Still, CCA and the Idaho Board of Correction have announced that the prison company will pay the state $1 million to settle the understaffing issue.
The report could impact the Tennessee-based company's other government relationships. Idaho corrections officials say prison leaders in several states and the U.S. Department of Justice have asked for copies of the audit. CCA is one of the largest private prison companies in the world, reporting $1.7 billion in revenue in 2012.
Owen contends the report includes several flaws, and that auditors failed to count guard posts that were filled by "highly qualified, experienced and trained personnel" because they had job titles other than correctional officer.
"It is characterized by a number of errors, faulty assumptions, misunderstandings of the contract, and other flaws," CCA officials wrote in a five-page statement responding to the report. "We provided all the information that KPMG requested freely, but in the end, the report simply does not provide an accurate assessment of the situation."
Guido van Drunen, a Seattle-based partner with KMPG, on Tuesday referred all questions about the matter to the Idaho Department of Correction.
The report and underlying documents, obtained by the AP through a public records request, shows that KPMG noted whether staffing positions were filled by correctional officers or other CCA workers after discussing the matter with state officials.
The Department of Correction's own contract monitors have noted repeatedly in the past that CCA sometimes relied on case managers and correctional counselors to fill guard posts. Agency officials have said that practice is a problem because if counselors and case managers are working guard posts, they likely aren't left with enough time to fulfill their own job duties, making it harder for inmates to complete the programs needed for parole.

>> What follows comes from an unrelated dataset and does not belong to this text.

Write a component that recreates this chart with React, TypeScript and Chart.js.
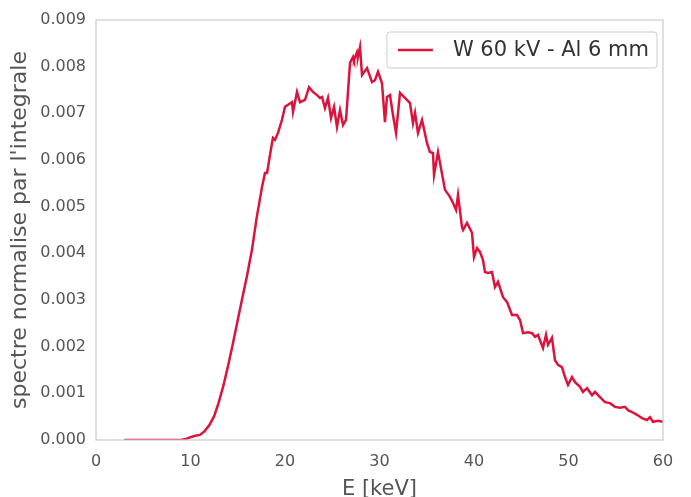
import React, { useEffect, useRef } from "react";
import { Chart, registerables } from "chart.js";

Chart.register(...registerables);

const energies = [
  3, 4, 5, 6, 7, 8, 9, 9.5, 10, 10.5, 11, 11.5, 12, 12.5, 13, 13.5, 14, 14.5, 15, 15.5,
  16, 16.5, 17, 17.57, 17.88, 18.1, 18.62, 18.73, 18.94, 19.26, 19.68, 20.0, 20.74,
  20.85, 21.27, 21.59, 22.12, 22.54, 22.96, 23.39, 23.7, 23.92, 24.23, 24.55, 24.87,
  25.19, 25.5, 25.82, 26.14, 26.46, 26.88, 27.2, 27.3, 27.62, 27.72, 27.94, 28.15,
  28.68, 29.21, 29.52, 29.84, 30.26, 30.58, 30.79, 31.11, 31.43, 31.75, 32.17, 32.7,
  33.23, 33.54, 33.76, 34.07, 34.5, 35.03, 35.34, 35.66, 35.77, 36.19, 36.93, 37.46,
  37.78, 38.1, 38.31, 38.73, 38.84, 39.26, 39.79, 40.0, 40.32, 40.63, 40.95, 41.16,
  41.48, 41.9, 42.22, 42.54, 43.07, 43.49, 44.02, 44.55, 44.87, 45.19, 45.71, 46.14,
  46.46, 46.77, 47.3, 47.62, 47.83, 48.25, 48.57, 48.89, 49.31, 49.63, 49.95, 50.37,
  50.69, 51.22, 51.53, 51.96, 52.49, 52.8, 53.33, 53.86, 54.39, 54.92, 55.45, 55.98,
  56.3, 56.72, 57.25, 57.78, 58.31, 58.62, 58.94, 59.47, 60.0,
];

const spectrum = [
  0, 0, 0, 0, 0, 0, 0, 0.00002, 0.00006, 0.00009, 0.00011, 0.00019, 0.00032, 0.00051,
  0.00081, 0.00118, 0.00161, 0.00208, 0.00257, 0.00306, 0.00354, 0.00407, 0.00476,
  0.00542, 0.00572, 0.00572, 0.00636, 0.00647, 0.00643, 0.00658, 0.00686, 0.00714,
  0.00724, 0.00703, 0.00746, 0.00724, 0.00729, 0.00756, 0.00746, 0.00739, 0.00733,
  0.00735, 0.00711, 0.00733, 0.0069, 0.00714, 0.00671, 0.00707, 0.00675, 0.00686,
  0.00808, 0.00821, 0.00814, 0.00831, 0.00821, 0.00842, 0.00782, 0.00797, 0.00767,
  0.00771, 0.00789, 0.00765, 0.00681, 0.00735, 0.00739, 0.00696, 0.00658, 0.00744,
  0.00733, 0.00722, 0.00679, 0.00701, 0.00658, 0.00686, 0.00636, 0.00617, 0.00615,
  0.00568, 0.00617, 0.00536, 0.00521, 0.00508, 0.00493, 0.00525, 0.00456, 0.0045,
  0.00465, 0.00444, 0.00392, 0.00411, 0.00403, 0.00386, 0.0036, 0.00358, 0.0036,
  0.00328, 0.00339, 0.00306, 0.00296, 0.00268, 0.00268, 0.00257, 0.00229, 0.00231,
  0.00229, 0.00221, 0.00225, 0.00197, 0.00225, 0.00204, 0.00219, 0.00171, 0.00161,
  0.00156, 0.00135, 0.00118, 0.00135, 0.00124, 0.00114, 0.00103, 0.00111, 0.00096,
  0.00103, 0.00092, 0.00081, 0.00079, 0.00071, 0.00069, 0.00071, 0.00064, 0.0006,
  0.00054, 0.00047, 0.00043, 0.00049, 0.00039, 0.00041, 0.00039,
];

const seriesLabel = "W 60 kV - Al 6 mm";
const xTitle = "E [keV]";
const yTitle = "spectre normalise par l'integrale";
const lineColor = "#dc143c";
const FONT = "'DejaVu Sans', sans-serif";

const framePlugin = {
  id: "frameAndLegend",
  afterDraw(chart: any) {
    const { ctx, chartArea } = chart;
    ctx.save();
    ctx.strokeStyle = "#cccccc";
    ctx.lineWidth = 1.25;
    ctx.strokeRect(chartArea.left, chartArea.top, chartArea.right - chartArea.left, chartArea.bottom - chartArea.top);

    // legend box
    const ds = chart.data.datasets[0];
    ctx.font = `21px ${FONT}`;
    const tw = ctx.measureText(ds.label).width;
    const boxRight = chartArea.right - 6;
    const boxTop = chartArea.top + 12;
    const boxH = 36;
    const boxW = 66 + tw + 8;
    const boxLeft = boxRight - boxW;
    ctx.fillStyle = "rgba(255,255,255,0.85)";
    ctx.strokeStyle = "#cccccc";
    ctx.lineWidth = 1;
    ctx.beginPath();
    const r = 3;
    ctx.moveTo(boxLeft + r, boxTop);
    ctx.lineTo(boxRight - r, boxTop);
    ctx.arcTo(boxRight, boxTop, boxRight, boxTop + r, r);
    ctx.lineTo(boxRight, boxTop + boxH - r);
    ctx.arcTo(boxRight, boxTop + boxH, boxRight - r, boxTop + boxH, r);
    ctx.lineTo(boxLeft + r, boxTop + boxH);
    ctx.arcTo(boxLeft, boxTop + boxH, boxLeft, boxTop + boxH - r, r);
    ctx.lineTo(boxLeft, boxTop + r);
    ctx.arcTo(boxLeft, boxTop, boxLeft + r, boxTop, r);
    ctx.closePath();
    ctx.fill();
    ctx.stroke();

    const cy = boxTop + boxH / 2;
    ctx.strokeStyle = ds.borderColor;
    ctx.lineWidth = 2.5;
    ctx.beginPath();
    ctx.moveTo(boxLeft + 11, cy);
    ctx.lineTo(boxLeft + 46, cy);
    ctx.stroke();

    ctx.fillStyle = "#333333";
    ctx.textBaseline = "middle";
    ctx.textAlign = "left";
    ctx.fillText(ds.label, boxLeft + 66, cy + 1);
    ctx.restore();
  },
};

export default function App() {
  const canvasRef = useRef<HTMLCanvasElement | null>(null);

  useEffect(() => {
    const canvas = canvasRef.current;
    if (!canvas) return;
    const points = energies.map((e, i) => ({ x: e, y: spectrum[i] }));
    const chart = new Chart(canvas, {
      type: "scatter",
      data: {
        datasets: [
          {
            label: seriesLabel,
            data: points,
            showLine: true,
            borderColor: lineColor,
            backgroundColor: lineColor,
            borderWidth: 2.5,
            pointRadius: 0,
            tension: 0,
          },
        ],
      },
      options: {
        animation: false,
        responsive: false,
        devicePixelRatio: 1,
        layout: { padding: { left: 0, right: 28, top: 20, bottom: 0 } },
        plugins: {
          legend: { display: false },
          tooltip: { enabled: false },
        },
        scales: {
          x: {
            type: "linear",
            min: 0,
            max: 60,
            grid: { display: false, drawTicks: false },
            border: { display: false },
            ticks: {
              stepSize: 10,
              color: "#555555",
              font: { family: FONT, size: 16 },
              padding: 12,
            },
            title: {
              display: true,
              text: xTitle,
              color: "#555555",
              font: { family: FONT, size: 21 },
              padding: { top: 0, bottom: -5 },
            },
            afterFit(scale: any) {
              scale.height = 57;
            },
          },
          y: {
            type: "linear",
            min: 0,
            max: 0.009,
            grid: { display: false, drawTicks: false },
            border: { display: false },
            ticks: {
              stepSize: 0.001,
              color: "#555555",
              font: { family: FONT, size: 16 },
              padding: 10,
              callback: (v: any) => Number(v).toFixed(3),
            },
            title: {
              display: true,
              text: yTitle,
              color: "#555555",
              font: { family: FONT, size: 22 },
              padding: { top: 7, bottom: 0 },
            },
            afterFit(scale: any) {
              scale.width = 96;
            },
          },
        },
      },
      plugins: [framePlugin],
    });
    return () => chart.destroy();
  }, []);

  return (
    <div style={{ position: "absolute", left: 0, top: 0, width: 691, height: 497, background: "#fff" }}>
      <canvas ref={canvasRef} width={691} height={497} style={{ display: "block" }} />
    </div>
  );
}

CCA contends that in many cases, the case managers and correctional counselors worked overtime in the guard posts, and that since they have security training those hours should have been counted as fully staffed.
KPMG's report also says the auditing firm took a conservative approach when deciding whether to include some discrepancies in the overall totals. In cases where auditors couldn't determine with a level of certainty that a post was unmanned, double booked or had other issues, those hours were left out of the total, according to the report.
"As a result of our conservative approach it is possible that our analysis understates the number of hours that could potentially be identified as unstaffed using the criteria provided to us by the Idaho DOC," the KPMG report states.
The KPMG auditors found that nearly 4,500 hours were double-booked, where one CCA guard was listed as filling two posts simultaneously, according to the report. It also said about 8,700 hours were filled by workers who aren't correctional officers, and more than 9,800 hours were unstaffed because a correctional officer started a shift late or left early. Another 3,100 hours had other problems, according to the report, such as not being identified on the staff roster at all.
CCA's response contends that KPMG also failed to account for lower levels of staff needed on national holidays when inmates generally aren't transported in or out of the prison, and that in some cases the auditors failed to account for employees who had the same last name.